Only the lines between the line holding "Clone this chart in matplotlib." and the line holding "plt.rcParams['font.family'] = ['Roboto', 'Noto", both of those included, should be copied exactly; drop the pictures.

++++++++

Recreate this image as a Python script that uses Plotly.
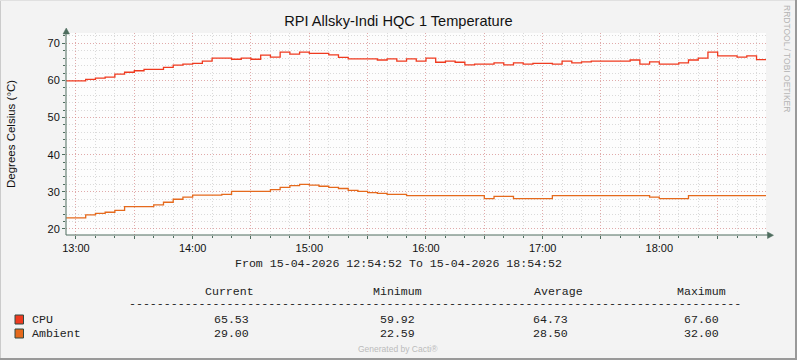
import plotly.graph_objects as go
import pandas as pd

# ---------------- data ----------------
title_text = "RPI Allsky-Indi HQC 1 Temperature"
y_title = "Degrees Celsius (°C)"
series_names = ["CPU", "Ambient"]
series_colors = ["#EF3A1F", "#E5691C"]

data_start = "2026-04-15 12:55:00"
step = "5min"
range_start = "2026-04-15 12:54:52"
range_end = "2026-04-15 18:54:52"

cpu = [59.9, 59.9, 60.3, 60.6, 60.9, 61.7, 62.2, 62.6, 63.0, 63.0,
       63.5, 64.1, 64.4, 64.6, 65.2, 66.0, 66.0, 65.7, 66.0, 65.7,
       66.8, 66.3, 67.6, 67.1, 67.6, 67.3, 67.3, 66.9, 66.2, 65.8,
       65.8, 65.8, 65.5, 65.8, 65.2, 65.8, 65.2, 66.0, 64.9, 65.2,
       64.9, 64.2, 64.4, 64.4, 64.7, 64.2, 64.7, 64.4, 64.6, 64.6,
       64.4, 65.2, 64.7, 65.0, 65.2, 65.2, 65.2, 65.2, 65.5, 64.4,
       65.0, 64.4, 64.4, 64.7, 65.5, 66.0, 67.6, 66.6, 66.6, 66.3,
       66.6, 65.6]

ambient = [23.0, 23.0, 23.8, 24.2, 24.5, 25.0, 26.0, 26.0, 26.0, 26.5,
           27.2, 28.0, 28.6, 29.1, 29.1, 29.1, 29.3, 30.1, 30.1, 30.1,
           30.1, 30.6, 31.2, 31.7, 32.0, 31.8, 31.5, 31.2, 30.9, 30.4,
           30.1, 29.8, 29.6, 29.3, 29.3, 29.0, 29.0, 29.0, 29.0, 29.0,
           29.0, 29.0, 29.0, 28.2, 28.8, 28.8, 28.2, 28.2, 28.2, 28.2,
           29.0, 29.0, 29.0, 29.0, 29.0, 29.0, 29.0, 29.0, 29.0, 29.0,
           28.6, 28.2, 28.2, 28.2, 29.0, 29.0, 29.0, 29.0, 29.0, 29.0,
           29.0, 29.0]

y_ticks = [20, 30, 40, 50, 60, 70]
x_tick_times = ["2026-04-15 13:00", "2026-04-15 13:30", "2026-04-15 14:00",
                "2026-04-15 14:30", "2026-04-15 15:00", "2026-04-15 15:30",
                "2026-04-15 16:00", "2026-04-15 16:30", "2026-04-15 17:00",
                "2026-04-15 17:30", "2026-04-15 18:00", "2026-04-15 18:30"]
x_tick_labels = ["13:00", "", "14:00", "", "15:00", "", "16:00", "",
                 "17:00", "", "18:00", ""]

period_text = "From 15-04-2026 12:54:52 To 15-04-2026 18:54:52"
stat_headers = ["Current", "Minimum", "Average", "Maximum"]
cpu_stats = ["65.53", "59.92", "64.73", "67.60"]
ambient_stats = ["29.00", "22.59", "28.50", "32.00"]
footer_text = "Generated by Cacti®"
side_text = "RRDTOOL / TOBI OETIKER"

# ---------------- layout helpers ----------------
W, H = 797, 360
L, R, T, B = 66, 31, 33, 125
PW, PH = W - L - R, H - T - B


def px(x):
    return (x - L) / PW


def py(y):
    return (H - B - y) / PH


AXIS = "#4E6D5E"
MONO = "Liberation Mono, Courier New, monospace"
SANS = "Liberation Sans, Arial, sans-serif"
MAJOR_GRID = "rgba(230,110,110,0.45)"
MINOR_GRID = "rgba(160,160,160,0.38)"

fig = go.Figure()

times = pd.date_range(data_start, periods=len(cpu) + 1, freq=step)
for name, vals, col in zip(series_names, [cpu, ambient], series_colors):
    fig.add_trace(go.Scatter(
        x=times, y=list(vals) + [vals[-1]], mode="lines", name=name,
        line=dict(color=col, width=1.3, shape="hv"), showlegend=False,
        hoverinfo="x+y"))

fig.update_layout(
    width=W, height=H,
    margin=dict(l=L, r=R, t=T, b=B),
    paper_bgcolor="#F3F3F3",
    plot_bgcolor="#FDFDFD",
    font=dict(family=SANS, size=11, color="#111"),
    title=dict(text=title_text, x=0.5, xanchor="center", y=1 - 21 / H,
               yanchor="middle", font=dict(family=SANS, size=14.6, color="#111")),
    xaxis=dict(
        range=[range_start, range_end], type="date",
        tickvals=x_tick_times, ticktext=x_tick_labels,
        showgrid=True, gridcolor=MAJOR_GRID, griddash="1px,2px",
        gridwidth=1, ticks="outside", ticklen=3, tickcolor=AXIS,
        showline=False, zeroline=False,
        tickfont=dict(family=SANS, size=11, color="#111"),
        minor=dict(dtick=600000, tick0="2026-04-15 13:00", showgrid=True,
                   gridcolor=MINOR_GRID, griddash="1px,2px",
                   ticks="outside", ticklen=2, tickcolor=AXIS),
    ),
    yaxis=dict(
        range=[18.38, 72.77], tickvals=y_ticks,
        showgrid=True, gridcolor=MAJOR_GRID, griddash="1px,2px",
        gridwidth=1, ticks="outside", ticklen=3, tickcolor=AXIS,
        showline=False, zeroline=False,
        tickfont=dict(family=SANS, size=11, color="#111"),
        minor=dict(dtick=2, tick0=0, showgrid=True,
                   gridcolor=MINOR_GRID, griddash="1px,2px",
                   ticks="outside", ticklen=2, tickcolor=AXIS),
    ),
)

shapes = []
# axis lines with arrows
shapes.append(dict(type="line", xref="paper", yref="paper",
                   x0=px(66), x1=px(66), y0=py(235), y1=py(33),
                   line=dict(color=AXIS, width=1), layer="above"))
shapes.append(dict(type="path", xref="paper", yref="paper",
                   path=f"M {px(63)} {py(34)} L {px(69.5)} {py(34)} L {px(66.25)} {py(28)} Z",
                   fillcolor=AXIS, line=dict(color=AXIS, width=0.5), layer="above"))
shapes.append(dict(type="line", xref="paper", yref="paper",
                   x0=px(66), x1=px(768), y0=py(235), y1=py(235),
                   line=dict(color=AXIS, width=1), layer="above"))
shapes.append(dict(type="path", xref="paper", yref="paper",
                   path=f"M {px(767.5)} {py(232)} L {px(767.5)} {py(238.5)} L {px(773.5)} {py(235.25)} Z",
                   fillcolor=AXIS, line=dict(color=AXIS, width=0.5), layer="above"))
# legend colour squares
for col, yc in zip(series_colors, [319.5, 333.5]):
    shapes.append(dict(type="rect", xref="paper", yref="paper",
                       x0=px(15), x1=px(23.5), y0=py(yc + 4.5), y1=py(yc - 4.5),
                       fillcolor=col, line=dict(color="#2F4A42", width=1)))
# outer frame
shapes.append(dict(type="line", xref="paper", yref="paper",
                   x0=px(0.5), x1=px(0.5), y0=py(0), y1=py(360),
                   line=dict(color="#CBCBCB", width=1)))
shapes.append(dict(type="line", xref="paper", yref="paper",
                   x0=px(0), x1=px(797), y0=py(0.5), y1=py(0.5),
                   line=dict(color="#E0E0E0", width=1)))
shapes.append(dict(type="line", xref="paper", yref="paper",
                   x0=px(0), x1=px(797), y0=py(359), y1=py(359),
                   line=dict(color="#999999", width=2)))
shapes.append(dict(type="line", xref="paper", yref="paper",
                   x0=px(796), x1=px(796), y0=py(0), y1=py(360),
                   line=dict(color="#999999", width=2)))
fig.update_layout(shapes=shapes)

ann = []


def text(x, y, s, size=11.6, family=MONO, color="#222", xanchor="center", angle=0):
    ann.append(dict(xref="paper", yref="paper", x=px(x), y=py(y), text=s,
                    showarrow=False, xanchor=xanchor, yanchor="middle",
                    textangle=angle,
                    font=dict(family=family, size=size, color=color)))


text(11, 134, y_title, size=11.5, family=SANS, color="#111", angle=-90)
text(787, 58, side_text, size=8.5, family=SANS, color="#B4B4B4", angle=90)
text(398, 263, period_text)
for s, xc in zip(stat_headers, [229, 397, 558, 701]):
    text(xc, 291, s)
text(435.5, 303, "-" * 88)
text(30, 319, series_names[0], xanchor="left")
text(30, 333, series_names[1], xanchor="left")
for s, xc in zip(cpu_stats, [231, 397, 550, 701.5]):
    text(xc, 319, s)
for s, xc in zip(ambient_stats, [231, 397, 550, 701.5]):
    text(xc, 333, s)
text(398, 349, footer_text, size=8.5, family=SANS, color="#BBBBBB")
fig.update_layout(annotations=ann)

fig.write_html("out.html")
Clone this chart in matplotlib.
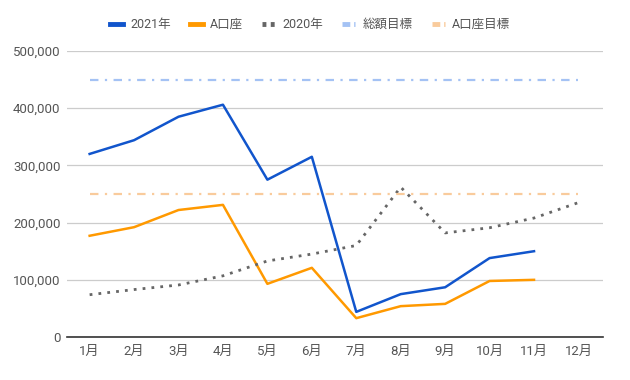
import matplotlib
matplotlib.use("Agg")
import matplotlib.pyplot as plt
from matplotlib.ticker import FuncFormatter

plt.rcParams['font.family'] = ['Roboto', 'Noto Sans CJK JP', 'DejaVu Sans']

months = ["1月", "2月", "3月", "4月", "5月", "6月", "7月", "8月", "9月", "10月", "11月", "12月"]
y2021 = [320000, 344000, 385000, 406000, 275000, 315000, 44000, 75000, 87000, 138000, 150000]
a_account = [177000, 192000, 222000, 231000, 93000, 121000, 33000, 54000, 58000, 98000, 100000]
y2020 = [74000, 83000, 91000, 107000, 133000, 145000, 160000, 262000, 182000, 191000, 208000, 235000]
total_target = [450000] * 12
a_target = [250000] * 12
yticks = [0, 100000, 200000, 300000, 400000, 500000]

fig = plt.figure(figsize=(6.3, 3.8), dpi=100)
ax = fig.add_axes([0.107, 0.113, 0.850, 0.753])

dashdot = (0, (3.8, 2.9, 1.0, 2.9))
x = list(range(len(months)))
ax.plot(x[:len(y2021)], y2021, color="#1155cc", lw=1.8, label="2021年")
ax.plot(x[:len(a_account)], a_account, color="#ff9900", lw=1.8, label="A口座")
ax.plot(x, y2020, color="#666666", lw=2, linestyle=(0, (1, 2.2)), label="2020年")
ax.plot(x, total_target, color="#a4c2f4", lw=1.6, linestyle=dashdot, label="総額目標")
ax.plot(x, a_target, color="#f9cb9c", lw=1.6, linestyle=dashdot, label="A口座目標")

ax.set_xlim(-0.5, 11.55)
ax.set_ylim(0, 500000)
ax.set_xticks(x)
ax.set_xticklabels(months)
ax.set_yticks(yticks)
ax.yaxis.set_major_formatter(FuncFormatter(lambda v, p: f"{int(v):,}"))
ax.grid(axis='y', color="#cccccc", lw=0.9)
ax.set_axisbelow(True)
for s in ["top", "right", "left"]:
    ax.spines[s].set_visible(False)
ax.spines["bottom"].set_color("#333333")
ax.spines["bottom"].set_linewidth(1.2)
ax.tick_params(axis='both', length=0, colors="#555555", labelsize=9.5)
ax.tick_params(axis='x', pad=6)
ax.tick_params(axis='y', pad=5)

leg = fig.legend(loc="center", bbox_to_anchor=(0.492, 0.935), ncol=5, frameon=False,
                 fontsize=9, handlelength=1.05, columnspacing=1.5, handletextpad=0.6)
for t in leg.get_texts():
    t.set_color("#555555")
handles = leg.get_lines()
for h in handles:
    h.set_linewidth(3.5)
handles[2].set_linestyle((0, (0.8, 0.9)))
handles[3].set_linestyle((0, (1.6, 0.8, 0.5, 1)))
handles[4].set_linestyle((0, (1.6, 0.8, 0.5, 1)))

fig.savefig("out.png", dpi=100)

++++++++

# Written answer
Clone this chart in matplotlib.
import matplotlib
matplotlib.use("Agg")
import matplotlib.pyplot as plt
from matplotlib.ticker import FuncFormatter

plt.rcParams['font.family'] = ['Roboto', 'Noto Sans CJK JP', 'DejaVu Sans']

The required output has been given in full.